Data section:
== == ==

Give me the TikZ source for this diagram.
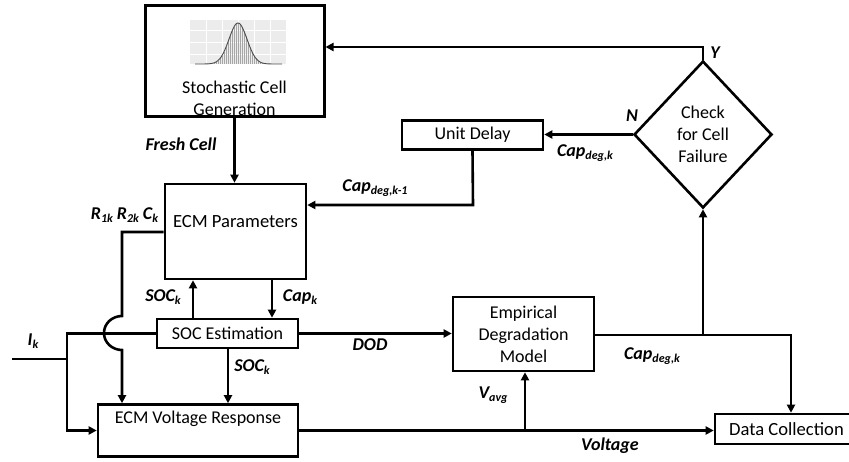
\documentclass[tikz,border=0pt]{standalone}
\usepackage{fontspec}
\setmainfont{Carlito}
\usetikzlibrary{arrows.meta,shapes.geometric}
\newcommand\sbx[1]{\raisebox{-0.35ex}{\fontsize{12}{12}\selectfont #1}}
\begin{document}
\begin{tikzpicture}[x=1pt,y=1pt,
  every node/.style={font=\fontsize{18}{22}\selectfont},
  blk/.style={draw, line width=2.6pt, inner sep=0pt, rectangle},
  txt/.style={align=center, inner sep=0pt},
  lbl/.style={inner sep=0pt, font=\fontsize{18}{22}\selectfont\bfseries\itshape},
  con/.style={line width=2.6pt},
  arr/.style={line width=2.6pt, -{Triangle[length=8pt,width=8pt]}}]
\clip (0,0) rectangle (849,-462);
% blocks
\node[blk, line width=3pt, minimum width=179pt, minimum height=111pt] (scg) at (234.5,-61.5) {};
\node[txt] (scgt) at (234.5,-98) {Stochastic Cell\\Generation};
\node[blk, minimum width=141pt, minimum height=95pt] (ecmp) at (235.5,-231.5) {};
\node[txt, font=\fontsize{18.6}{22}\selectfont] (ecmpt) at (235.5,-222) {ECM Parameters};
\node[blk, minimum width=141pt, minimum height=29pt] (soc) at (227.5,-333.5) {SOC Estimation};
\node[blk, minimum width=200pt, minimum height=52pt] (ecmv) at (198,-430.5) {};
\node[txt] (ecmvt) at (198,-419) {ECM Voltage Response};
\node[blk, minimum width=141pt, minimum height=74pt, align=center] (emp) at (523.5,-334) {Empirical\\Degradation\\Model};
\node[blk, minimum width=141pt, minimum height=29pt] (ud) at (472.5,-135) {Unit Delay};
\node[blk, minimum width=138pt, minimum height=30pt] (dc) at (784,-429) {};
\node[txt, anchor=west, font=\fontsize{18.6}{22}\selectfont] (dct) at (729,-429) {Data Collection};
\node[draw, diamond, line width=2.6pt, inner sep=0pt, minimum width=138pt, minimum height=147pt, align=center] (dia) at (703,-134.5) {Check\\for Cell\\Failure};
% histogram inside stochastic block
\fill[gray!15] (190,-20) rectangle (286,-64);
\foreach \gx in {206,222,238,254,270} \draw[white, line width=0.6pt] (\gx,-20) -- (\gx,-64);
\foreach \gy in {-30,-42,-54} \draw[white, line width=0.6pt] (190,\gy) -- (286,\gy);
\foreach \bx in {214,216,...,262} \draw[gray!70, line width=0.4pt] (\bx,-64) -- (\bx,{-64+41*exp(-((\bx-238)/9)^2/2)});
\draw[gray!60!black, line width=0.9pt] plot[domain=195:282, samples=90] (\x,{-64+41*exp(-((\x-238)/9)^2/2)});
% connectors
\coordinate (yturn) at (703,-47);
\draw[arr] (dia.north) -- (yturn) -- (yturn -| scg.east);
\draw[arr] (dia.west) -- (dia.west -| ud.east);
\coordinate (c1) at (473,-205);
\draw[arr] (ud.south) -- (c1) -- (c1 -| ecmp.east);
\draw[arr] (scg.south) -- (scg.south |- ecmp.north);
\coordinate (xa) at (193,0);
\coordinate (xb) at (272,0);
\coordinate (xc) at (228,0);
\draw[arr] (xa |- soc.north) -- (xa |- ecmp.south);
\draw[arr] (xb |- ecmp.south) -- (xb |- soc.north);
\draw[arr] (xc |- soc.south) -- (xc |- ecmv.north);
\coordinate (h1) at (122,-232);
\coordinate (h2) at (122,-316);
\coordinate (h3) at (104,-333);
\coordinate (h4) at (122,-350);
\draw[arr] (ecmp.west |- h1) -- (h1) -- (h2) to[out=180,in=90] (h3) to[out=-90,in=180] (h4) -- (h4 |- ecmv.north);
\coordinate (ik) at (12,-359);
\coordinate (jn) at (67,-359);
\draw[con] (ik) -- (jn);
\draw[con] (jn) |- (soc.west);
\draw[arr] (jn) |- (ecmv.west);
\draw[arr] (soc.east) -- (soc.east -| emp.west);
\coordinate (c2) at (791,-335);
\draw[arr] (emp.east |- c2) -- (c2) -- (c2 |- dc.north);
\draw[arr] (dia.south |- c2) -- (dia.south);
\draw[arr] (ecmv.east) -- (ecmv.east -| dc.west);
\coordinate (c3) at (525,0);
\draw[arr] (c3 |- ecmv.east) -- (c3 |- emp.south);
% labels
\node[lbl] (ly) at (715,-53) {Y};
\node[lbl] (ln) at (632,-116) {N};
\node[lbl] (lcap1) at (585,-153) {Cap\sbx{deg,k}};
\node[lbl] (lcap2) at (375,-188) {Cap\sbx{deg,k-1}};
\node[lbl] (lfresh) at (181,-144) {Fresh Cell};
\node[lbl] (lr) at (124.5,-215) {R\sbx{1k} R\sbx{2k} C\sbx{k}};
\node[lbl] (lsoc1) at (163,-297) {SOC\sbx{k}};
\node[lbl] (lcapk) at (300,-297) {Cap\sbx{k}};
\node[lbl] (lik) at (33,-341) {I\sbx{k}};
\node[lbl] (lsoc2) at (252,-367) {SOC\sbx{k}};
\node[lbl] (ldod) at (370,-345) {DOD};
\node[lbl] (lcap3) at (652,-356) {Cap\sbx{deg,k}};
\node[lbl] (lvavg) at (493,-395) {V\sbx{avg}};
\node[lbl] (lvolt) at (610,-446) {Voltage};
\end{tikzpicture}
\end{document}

== == ==

Work to complete: Copy the whole listing above word for word but do not carry over the pictures.

Answer to the problem:
Give me the TikZ source for this diagram.
\documentclass[tikz,border=0pt]{standalone}
\usepackage{fontspec}
\setmainfont{Carlito}
\usetikzlibrary{arrows.meta,shapes.geometric}
\newcommand\sbx[1]{\raisebox{-0.35ex}{\fontsize{12}{12}\selectfont #1}}
\begin{document}
\begin{tikzpicture}[x=1pt,y=1pt,
  every node/.style={font=\fontsize{18}{22}\selectfont},
  blk/.style={draw, line width=2.6pt, inner sep=0pt, rectangle},
  txt/.style={align=center, inner sep=0pt},
  lbl/.style={inner sep=0pt, font=\fontsize{18}{22}\selectfont\bfseries\itshape},
  con/.style={line width=2.6pt},
  arr/.style={line width=2.6pt, -{Triangle[length=8pt,width=8pt]}}]
\clip (0,0) rectangle (849,-462);
% blocks
\node[blk, line width=3pt, minimum width=179pt, minimum height=111pt] (scg) at (234.5,-61.5) {};
\node[txt] (scgt) at (234.5,-98) {Stochastic Cell\\Generation};
\node[blk, minimum width=141pt, minimum height=95pt] (ecmp) at (235.5,-231.5) {};
\node[txt, font=\fontsize{18.6}{22}\selectfont] (ecmpt) at (235.5,-222) {ECM Parameters};
\node[blk, minimum width=141pt, minimum height=29pt] (soc) at (227.5,-333.5) {SOC Estimation};
\node[blk, minimum width=200pt, minimum height=52pt] (ecmv) at (198,-430.5) {};
\node[txt] (ecmvt) at (198,-419) {ECM Voltage Response};
\node[blk, minimum width=141pt, minimum height=74pt, align=center] (emp) at (523.5,-334) {Empirical\\Degradation\\Model};
\node[blk, minimum width=141pt, minimum height=29pt] (ud) at (472.5,-135) {Unit Delay};
\node[blk, minimum width=138pt, minimum height=30pt] (dc) at (784,-429) {};
\node[txt, anchor=west, font=\fontsize{18.6}{22}\selectfont] (dct) at (729,-429) {Data Collection};
\node[draw, diamond, line width=2.6pt, inner sep=0pt, minimum width=138pt, minimum height=147pt, align=center] (dia) at (703,-134.5) {Check\\for Cell\\Failure};
% histogram inside stochastic block
\fill[gray!15] (190,-20) rectangle (286,-64);
\foreach \gx in {206,222,238,254,270} \draw[white, line width=0.6pt] (\gx,-20) -- (\gx,-64);
\foreach \gy in {-30,-42,-54} \draw[white, line width=0.6pt] (190,\gy) -- (286,\gy);
\foreach \bx in {214,216,...,262} \draw[gray!70, line width=0.4pt] (\bx,-64) -- (\bx,{-64+41*exp(-((\bx-238)/9)^2/2)});
\draw[gray!60!black, line width=0.9pt] plot[domain=195:282, samples=90] (\x,{-64+41*exp(-((\x-238)/9)^2/2)});
% connectors
\coordinate (yturn) at (703,-47);
\draw[arr] (dia.north) -- (yturn) -- (yturn -| scg.east);
\draw[arr] (dia.west) -- (dia.west -| ud.east);
\coordinate (c1) at (473,-205);
\draw[arr] (ud.south) -- (c1) -- (c1 -| ecmp.east);
\draw[arr] (scg.south) -- (scg.south |- ecmp.north);
\coordinate (xa) at (193,0);
\coordinate (xb) at (272,0);
\coordinate (xc) at (228,0);
\draw[arr] (xa |- soc.north) -- (xa |- ecmp.south);
\draw[arr] (xb |- ecmp.south) -- (xb |- soc.north);
\draw[arr] (xc |- soc.south) -- (xc |- ecmv.north);
\coordinate (h1) at (122,-232);
\coordinate (h2) at (122,-316);
\coordinate (h3) at (104,-333);
\coordinate (h4) at (122,-350);
\draw[arr] (ecmp.west |- h1) -- (h1) -- (h2) to[out=180,in=90] (h3) to[out=-90,in=180] (h4) -- (h4 |- ecmv.north);
\coordinate (ik) at (12,-359);
\coordinate (jn) at (67,-359);
\draw[con] (ik) -- (jn);
\draw[con] (jn) |- (soc.west);
\draw[arr] (jn) |- (ecmv.west);
\draw[arr] (soc.east) -- (soc.east -| emp.west);
\coordinate (c2) at (791,-335);
\draw[arr] (emp.east |- c2) -- (c2) -- (c2 |- dc.north);
\draw[arr] (dia.south |- c2) -- (dia.south);
\draw[arr] (ecmv.east) -- (ecmv.east -| dc.west);
\coordinate (c3) at (525,0);
\draw[arr] (c3 |- ecmv.east) -- (c3 |- emp.south);
% labels
\node[lbl] (ly) at (715,-53) {Y};
\node[lbl] (ln) at (632,-116) {N};
\node[lbl] (lcap1) at (585,-153) {Cap\sbx{deg,k}};
\node[lbl] (lcap2) at (375,-188) {Cap\sbx{deg,k-1}};
\node[lbl] (lfresh) at (181,-144) {Fresh Cell};
\node[lbl] (lr) at (124.5,-215) {R\sbx{1k} R\sbx{2k} C\sbx{k}};
\node[lbl] (lsoc1) at (163,-297) {SOC\sbx{k}};
\node[lbl] (lcapk) at (300,-297) {Cap\sbx{k}};
\node[lbl] (lik) at (33,-341) {I\sbx{k}};
\node[lbl] (lsoc2) at (252,-367) {SOC\sbx{k}};
\node[lbl] (ldod) at (370,-345) {DOD};
\node[lbl] (lcap3) at (652,-356) {Cap\sbx{deg,k}};
\node[lbl] (lvavg) at (493,-395) {V\sbx{avg}};
\node[lbl] (lvolt) at (610,-446) {Voltage};
\end{tikzpicture}
\end{document}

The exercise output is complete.